An initiative to install slot terminals in the District is invalid on its face because federal law bans the use of gambling devices in the nation’s capital, the D.C. Court of Appeals ruled Wednesday.
Pending further appeal, the decision should end controversial efforts to build a slots casino in Southeast D.C. Despite vigorous community and political opposition, slots backers had won permission from the D.C. Board of Elections and Ethics to collect voter signatures to get the matter on the ballot, likely in 2008.
“I’m ecstatic,” said Thelma Jones, a co-plaintiff in the complaint against the elections board. “This is a good Thanksgiving gift for us.
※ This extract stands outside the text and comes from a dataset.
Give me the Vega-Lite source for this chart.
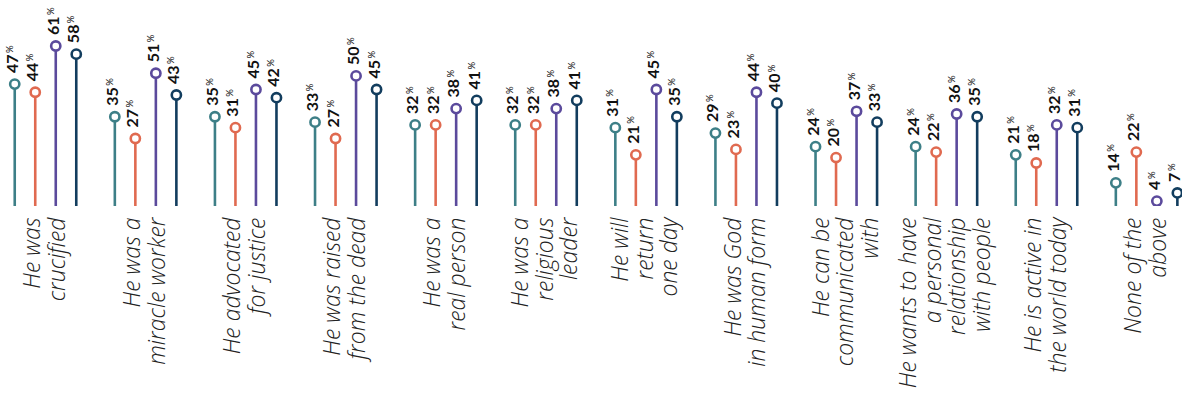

I just hope they don’t try to come back again, not in my lifetime.”
The appeals court ruled the video lottery terminal effort is specious, because the federal Johnson Act makes it illegal to “manufacture, recondition, repair, sell, transport, possess or use any gambling device” in the District. Essentially, “approval of the VLT Gambling Initiative would exceed the legislative powers granted to the District and its citizens by the Home Rule Act…” the court ruled.
Congress, the court decided, has the power to legislate for the District “in all cases whatsoever.”
“This means that the petitions for the initiative, which its sponsors intended to submit to the DC Board of Elections and Ethics in December, are moot, and cannot be submitted,” Dorothy Brizill, executive director of D.C. Watch and co-plaintiff in the lawsuit, said in an e-mail.
In their filings, slots backers claimed the Johnson Act explicitly allows the District to opt out of the anti-gambling provision, but the appeals court vehemently disagreed.
Brizill and two co-plaintiffs sued the elections board in May, soon after it ruled in the gambling promoters’ favor. The complaint was dismissed in Superior Court in June and immediately appealed.
Attorneys for the defendants could not be reached for comment. The elections board office was closed Wednesday.